I've been a little concerned by attempts to exclude international and foreign law from domestic courts ever since I read the column now-Presidential candidate Ted Cruz penned for Human Events -
One doesn’t have to be a constitutional scholar to object to foreign laws and foreign courts — laws that are not enacted by our democratic government and judges who are not selected as our Constitution provides — ruling on Americans’ rights and the powers of American government.While there is some superficial appeal to insisting on the sovereignty of domestic law, there are two strong arguments to the contrary. One is practical. Despite the warnings over a decade ago about the International Criminal Court, it seems to be making a worthwhile mark on the world's troublemakers. Hazel Smith of the International Institute of Korean Studies has explained the recent North Korean nuclear test by saying that
The North Koreans are not led by diplomatic strategy anymore. They are led by a view that the military is what allows the regime to survive ... You have a group of [ruling] families who don't want to see their power go, who don't want to end up in [the International Criminal Court in] The Hague.

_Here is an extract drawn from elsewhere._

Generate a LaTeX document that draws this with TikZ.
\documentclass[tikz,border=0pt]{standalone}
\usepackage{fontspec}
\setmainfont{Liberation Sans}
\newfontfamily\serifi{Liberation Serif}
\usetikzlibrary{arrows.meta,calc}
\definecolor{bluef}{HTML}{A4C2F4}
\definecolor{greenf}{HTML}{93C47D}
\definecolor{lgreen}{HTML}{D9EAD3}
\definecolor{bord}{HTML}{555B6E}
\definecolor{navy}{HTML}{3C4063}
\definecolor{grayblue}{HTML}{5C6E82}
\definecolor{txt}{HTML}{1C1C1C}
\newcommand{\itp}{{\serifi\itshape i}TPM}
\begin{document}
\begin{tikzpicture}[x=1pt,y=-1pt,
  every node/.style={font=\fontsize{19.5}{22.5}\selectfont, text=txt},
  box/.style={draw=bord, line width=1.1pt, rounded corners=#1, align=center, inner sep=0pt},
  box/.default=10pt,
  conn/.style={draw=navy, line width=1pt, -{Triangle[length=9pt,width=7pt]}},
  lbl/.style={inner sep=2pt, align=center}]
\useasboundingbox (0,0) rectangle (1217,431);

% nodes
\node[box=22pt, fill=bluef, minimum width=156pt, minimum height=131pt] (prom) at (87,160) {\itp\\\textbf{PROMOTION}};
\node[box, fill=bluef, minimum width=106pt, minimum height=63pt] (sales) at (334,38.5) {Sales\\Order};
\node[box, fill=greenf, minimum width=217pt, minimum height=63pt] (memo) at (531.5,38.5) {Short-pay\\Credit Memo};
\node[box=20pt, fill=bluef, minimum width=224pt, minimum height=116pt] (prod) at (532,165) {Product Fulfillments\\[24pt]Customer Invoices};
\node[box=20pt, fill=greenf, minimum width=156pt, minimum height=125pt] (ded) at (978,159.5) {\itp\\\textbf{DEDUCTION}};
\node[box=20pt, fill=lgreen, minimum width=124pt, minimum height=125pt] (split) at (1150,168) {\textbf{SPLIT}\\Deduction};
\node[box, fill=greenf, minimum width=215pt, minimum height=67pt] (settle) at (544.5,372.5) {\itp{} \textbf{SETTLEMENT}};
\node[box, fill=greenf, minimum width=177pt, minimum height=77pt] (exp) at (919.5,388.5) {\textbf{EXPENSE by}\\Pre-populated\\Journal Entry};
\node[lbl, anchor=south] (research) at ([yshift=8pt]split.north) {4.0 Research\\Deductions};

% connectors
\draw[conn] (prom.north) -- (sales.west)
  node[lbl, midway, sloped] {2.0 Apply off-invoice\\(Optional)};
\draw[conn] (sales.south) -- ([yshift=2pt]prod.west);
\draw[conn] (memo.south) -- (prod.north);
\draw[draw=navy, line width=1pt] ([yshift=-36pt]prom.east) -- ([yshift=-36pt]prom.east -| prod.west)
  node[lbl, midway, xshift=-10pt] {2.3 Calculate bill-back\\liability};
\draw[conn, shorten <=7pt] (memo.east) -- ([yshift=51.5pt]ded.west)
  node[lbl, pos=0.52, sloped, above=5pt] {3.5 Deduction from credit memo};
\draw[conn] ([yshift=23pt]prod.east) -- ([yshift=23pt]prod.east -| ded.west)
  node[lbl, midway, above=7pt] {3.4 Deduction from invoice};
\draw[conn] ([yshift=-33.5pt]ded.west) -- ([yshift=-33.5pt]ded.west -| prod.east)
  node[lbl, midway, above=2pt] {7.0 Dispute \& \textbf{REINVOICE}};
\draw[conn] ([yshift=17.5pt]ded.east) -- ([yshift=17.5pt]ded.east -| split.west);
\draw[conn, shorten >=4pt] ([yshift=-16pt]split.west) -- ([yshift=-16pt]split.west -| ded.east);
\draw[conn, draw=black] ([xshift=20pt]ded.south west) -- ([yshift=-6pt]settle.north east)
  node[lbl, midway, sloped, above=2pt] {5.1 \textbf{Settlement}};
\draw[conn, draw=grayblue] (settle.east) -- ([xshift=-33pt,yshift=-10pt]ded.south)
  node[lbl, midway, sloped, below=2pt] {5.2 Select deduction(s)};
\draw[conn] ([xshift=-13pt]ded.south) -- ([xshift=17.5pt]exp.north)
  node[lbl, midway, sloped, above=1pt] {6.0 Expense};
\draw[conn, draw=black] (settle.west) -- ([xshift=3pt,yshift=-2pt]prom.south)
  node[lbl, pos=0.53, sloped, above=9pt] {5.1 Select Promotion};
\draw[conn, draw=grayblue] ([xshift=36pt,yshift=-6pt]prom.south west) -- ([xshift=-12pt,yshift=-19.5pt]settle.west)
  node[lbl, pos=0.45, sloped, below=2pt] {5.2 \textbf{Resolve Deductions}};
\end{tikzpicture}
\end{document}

More fundamentally, there's a philosophical objection which should have meaning to right-wingers like me: there is nothing conservative about blocking international law. William Blackstone, described by one arch-conservative group as "foundational to American law" considered such law to be a system of rules deducible by natural reason, stemming from the principles of natural justice, and enjoying "universal consent among the civilised inhabitants of the world". It's hard to imagine a better endorsement.
There are many reforms to the law that conservatives should support. This isn't one of them.